In his letter the comrade recognises that he was misled by José Villa
into believing that the LRCI did not call for the defeat of Nato in the
clash of early September in Bosnia. He recognises that he was wrong to
support the document. He rejects the accusation that the LRCI is undemocratic
and insists:
“The LRCI has always allowed differences to come to the surface and
be discussed, and that discussion of these differences must be within
the framework provided by the statutes and democratic centralism.”
The other three signatories to the document in Peru were not members
of the LRCI and therefore could not split with it. They are loosely connected
friends of José Villa; they were members of the LRCI in Peru in the late
1980s and early 1990s but left for personal reasons many years ago.
The LRCI has published its official reply to the documents of the POB
and Villa in Trotskyist Bulletin No7, which can be purchased for
£2.00.
K Harvey
For the LRCI
Anti-Soviet?
Danny Hammill’s article on the Russian elections in Weekly Worker
125 was factually accurate in its broad outlines. However, its interpretations
and the general trend to articles in the Weekly Worker on the former
Soviet Union both raise some unresolved problems, to my mind.
Danny comments on the urge several successor groups to the old Soviet
Communist Party have towards trying to revive the USSR and its ruling
party. First of all, Danny pours scorn on this, seeing it as an attempt
to revive an “imaginary golden age”. What Danny is displaying is a lack
of empathy however. The few weeks of the Paris Commune of 1871 had an
effect on French politics that has lasted to the present day. The USSR
lasted for almost 70 years and only collapsed four and a half years ago.

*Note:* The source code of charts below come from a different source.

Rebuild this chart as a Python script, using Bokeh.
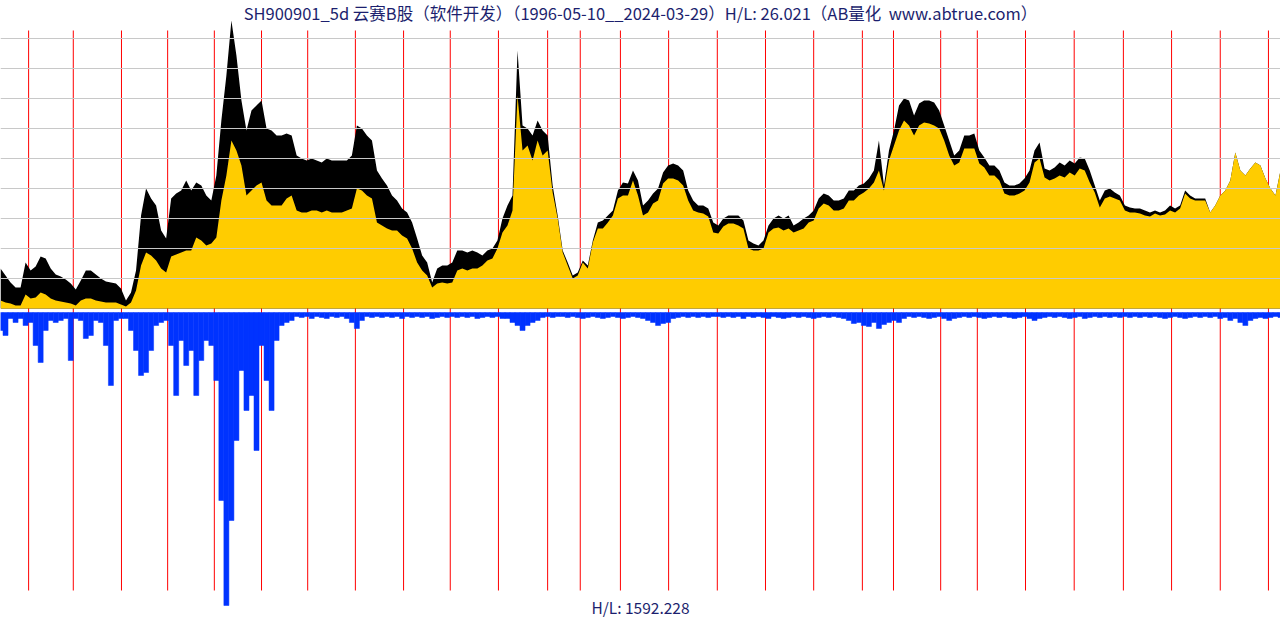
from bokeh.plotting import figure
from bokeh.models import Range1d, Span, Label
from bokeh.embed import file_html
from bokeh.resources import INLINE

# ---- data (relative price level above chart floor; one sample per ~1% of the timeline) ----
high_vals = [40, 33, 26, 21, 21, 46, 38, 42, 52, 50, 40, 34, 32, 29, 25, 19, 28, 38, 38, 34,
             30, 27, 26, 25, 20, 8, 16, 38, 93, 120, 110, 103, 78, 70, 110, 115, 118, 128, 118, 126,
             123, 113, 108, 133, 188, 233, 288, 253, 208, 178, 198, 203, 208, 180, 178, 173, 173, 175, 173, 153,
             150, 148, 150, 148, 146, 150, 148, 148, 148, 148, 153, 183, 180, 173, 168, 138, 130, 123, 113, 108,
             100, 96, 86, 70, 53, 46, 26, 40, 43, 43, 46, 58, 58, 56, 58, 56, 53, 58, 60, 68,
             90, 103, 113, 258, 183, 180, 173, 188, 178, 173, 123, 93, 58, 46, 33, 36, 48, 43, 68, 86,
             88, 93, 98, 118, 126, 125, 138, 128, 103, 108, 115, 120, 136, 143, 145, 143, 138, 118, 108, 103,
             103, 100, 86, 83, 90, 93, 93, 93, 88, 68, 65, 63, 68, 83, 90, 93, 90, 93, 83, 86,
             90, 93, 98, 110, 115, 113, 108, 108, 110, 118, 118, 123, 125, 130, 138, 168, 123, 158, 178, 203,
             210, 208, 193, 205, 208, 208, 206, 198, 183, 168, 153, 158, 173, 173, 175, 158, 151, 143, 143, 138,
             126, 123, 123, 125, 130, 138, 158, 166, 140, 138, 141, 146, 143, 148, 145, 151, 150, 138, 123, 108,
             118, 120, 116, 113, 103, 101, 100, 100, 98, 96, 98, 96, 98, 103, 100, 103, 118, 113, 110, 110,
             110, 96, 103, 113, 118, 128, 156, 138, 133, 140, 146, 143, 130, 120, 113, 138]

fill_vals = [8, 6, 5, 3, 3, 14, 10, 11, 16, 14, 10, 8, 7, 6, 5, 3, 8, 10, 10, 8,
             7, 6, 6, 6, 4, 2, 6, 18, 43, 56, 53, 48, 40, 36, 52, 54, 56, 58, 58, 71,
             68, 63, 65, 71, 108, 133, 168, 158, 143, 113, 118, 123, 126, 108, 103, 103, 103, 110, 113, 98,
             96, 96, 98, 98, 96, 98, 96, 96, 96, 98, 100, 120, 118, 113, 110, 86, 83, 80, 78, 78,
             73, 70, 60, 46, 38, 33, 21, 25, 26, 25, 26, 38, 40, 38, 40, 40, 43, 48, 50, 60,
             76, 83, 98, 213, 158, 163, 148, 168, 153, 158, 116, 90, 56, 43, 30, 33, 46, 40, 66, 80,
             80, 86, 93, 110, 113, 113, 128, 113, 93, 96, 105, 108, 125, 130, 130, 128, 123, 108, 98, 96,
             95, 92, 76, 75, 82, 85, 85, 83, 80, 60, 58, 58, 60, 76, 80, 81, 78, 80, 76, 78,
             80, 86, 88, 100, 105, 103, 98, 98, 100, 108, 108, 113, 116, 120, 126, 138, 118, 148, 163, 178,
             188, 183, 173, 183, 186, 185, 183, 180, 168, 153, 143, 146, 160, 160, 160, 145, 141, 133, 133, 128,
             115, 113, 113, 115, 118, 126, 146, 150, 131, 128, 130, 133, 131, 136, 133, 140, 138, 126, 116, 101,
             110, 112, 110, 108, 98, 96, 96, 95, 93, 92, 95, 93, 94, 98, 96, 100, 115, 110, 108, 108,
             108, 96, 103, 113, 118, 128, 156, 138, 133, 140, 146, 143, 130, 120, 113, 138]

volume_vals = [18, 23, 6, 10, 6, 13, 10, 33, 50, 18, 8, 10, 8, 6, 48, 6, 8, 26, 23, 8,
               10, 33, 73, 8, 6, 6, 18, 38, 63, 60, 38, 13, 10, 8, 33, 83, 28, 53, 38, 83,
               48, 28, 33, 68, 188, 293, 208, 128, 58, 98, 83, 138, 33, 68, 98, 28, 13, 10, 8, 4,
               5, 4, 6, 4, 5, 6, 4, 5, 4, 6, 10, 16, 8, 4, 5, 4, 5, 4, 5, 4,
               6, 4, 5, 4, 5, 4, 6, 5, 4, 5, 4, 5, 4, 5, 4, 6, 5, 4, 5, 4,
               6, 6, 10, 13, 18, 13, 10, 8, 5, 4, 5, 4, 4, 5, 4, 5, 6, 5, 4, 5,
               6, 5, 4, 5, 6, 5, 4, 5, 6, 8, 10, 13, 11, 10, 6, 5, 4, 5, 4, 5,
               4, 5, 4, 4, 5, 4, 5, 4, 6, 4, 5, 4, 5, 6, 4, 5, 6, 5, 4, 5,
               4, 5, 6, 5, 4, 5, 4, 5, 6, 8, 11, 10, 13, 14, 10, 16, 12, 10, 8, 10,
               6, 4, 5, 4, 5, 6, 5, 4, 6, 8, 6, 5, 4, 5, 4, 5, 6, 5, 4, 5,
               4, 5, 6, 5, 4, 6, 8, 6, 5, 4, 5, 4, 5, 6, 5, 4, 6, 5, 4, 5,
               4, 5, 4, 5, 4, 5, 4, 5, 4, 5, 4, 5, 6, 5, 4, 5, 6, 5, 4, 5,
               4, 5, 4, 6, 5, 8, 6, 10, 13, 8, 6, 5, 6, 5, 4, 5]

# sample index at which each new calendar year begins
year_labels = [1997, 1998, 1999, 2000, 2001, 2002, 2003, 2004, 2005, 2006, 2007, 2008, 2009, 2010,
               2011, 2012, 2013, 2014, 2015, 2016, 2017, 2018, 2019, 2020, 2021, 2022, 2023, 2024]
year_starts = [5.6, 14.5, 24.1, 33.3, 42.6, 52.0, 61.2, 70.7, 80.3, 89.6, 99.2, 109.0, 115.5, 123.5,
               133.1, 142.8, 152.4, 162.0, 171.7, 177.9, 187.3, 194.6, 204.2, 213.9, 223.7, 233.3, 243.0, 252.6]

grid_levels = [270, 240, 210, 180, 150, 120, 90, 60, 30]

title_text = "SH900901_5d 云赛B股（软件开发）（1996-05-10__2024-03-29）H/L: 26.021（AB量化\u00a0 www.abtrue.com）"
vol_text = "H/L: 1592.228"

idx = list(range(len(high_vals)))

p = figure(width=1280, height=620, output_backend="svg", toolbar_location=None,
           x_axis_location=None, y_axis_location=None,
           x_range=Range1d(0, 255), y_range=Range1d(-312, 308),
           min_border=0, outline_line_color=None, background_fill_color="white",
           border_fill_color="white")
p.xgrid.visible = False
p.ygrid.visible = False
p.extra_y_ranges = {"vol": Range1d(start=308, end=-312)}

for g in grid_levels:
    p.add_layout(Span(location=g, dimension="width", line_color="#c8c8c8", line_width=1))

p.segment(x0=year_starts, y0=[278] * len(year_starts), x1=year_starts, y1=[-282] * len(year_starts),
          line_color="#ff0000", line_width=1)

p.varea(x=idx, y1=[0] * len(idx), y2=high_vals, fill_color="#000000")
p.varea(x=idx, y1=[0] * len(idx), y2=fill_vals, fill_color="#ffcc00")

p.vbar(x=idx, width=1.0, top=[0] * len(idx), bottom=volume_vals, y_range_name="vol",
       fill_color="#0033ff", line_color="#0033ff", line_width=0.5)

p.add_layout(Label(x=640, y=608, x_units="screen", y_units="screen", text=title_text,
                   text_align="center", text_baseline="middle", text_font="Noto Sans CJK SC",
                   text_font_size="16.5px", text_color="#1c1f6e"))
p.add_layout(Label(x=640, y=3, x_units="screen", y_units="screen", text=vol_text,
                   text_align="center", text_baseline="bottom", text_font="Noto Sans CJK SC",
                   text_font_size="15.5px", text_color="#1c1f6e"))

open("out.html", "w").write(file_html(p, INLINE))
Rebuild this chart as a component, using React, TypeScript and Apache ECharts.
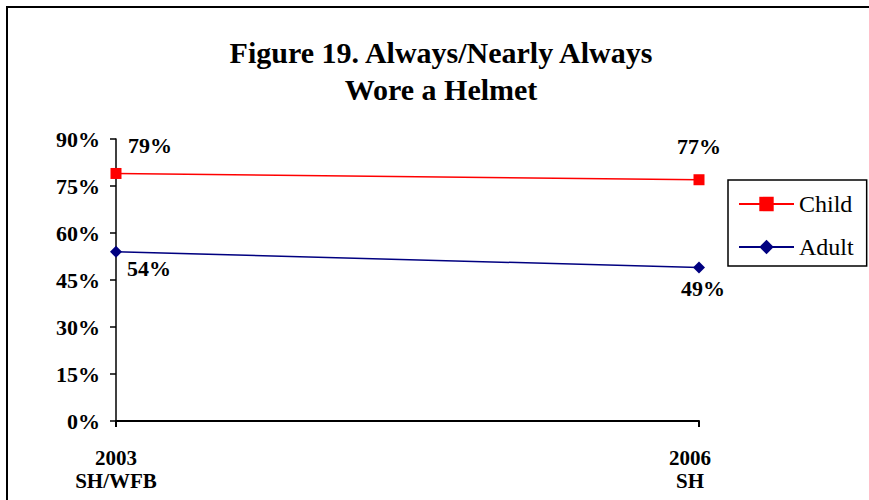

Views on it - for and against - are still the major fault line separating
trends in ex-USSR politics.
Moreover, the December elections showed how potent ‘USSR nostalgia’ can
be. In my view, any intelligent opposition group in the former USSR would
try to build on this sentiment. Nostalgia is not enough, but in the former
Soviet context, it can be a start.
Back in 1989, the Leninist listed “anti-Sovietism” among the cardinal
sins of opponents, and in 1991 it denounced Trotskyists for the line most
of them took on the August coup and the USSR’s collapse. However, more
recent articles and analyses of the USSR in the Weekly Worker have
tended to cover their subject in a manner ranging from coldly neutral
to hostile.
When Danny criticises Russian groups for wanting to revive the USSR,
for example, is he condemning them for wanting to revive a state body
he considers well and deservedly buried? And is the Weekly Worker
gradually undergoing an anti-Soviet conversion on the road to Damascus
that most Trotskyist groups traversed decades previously? Such a viewpoint
may be correct, but if so, should it not be more explicit?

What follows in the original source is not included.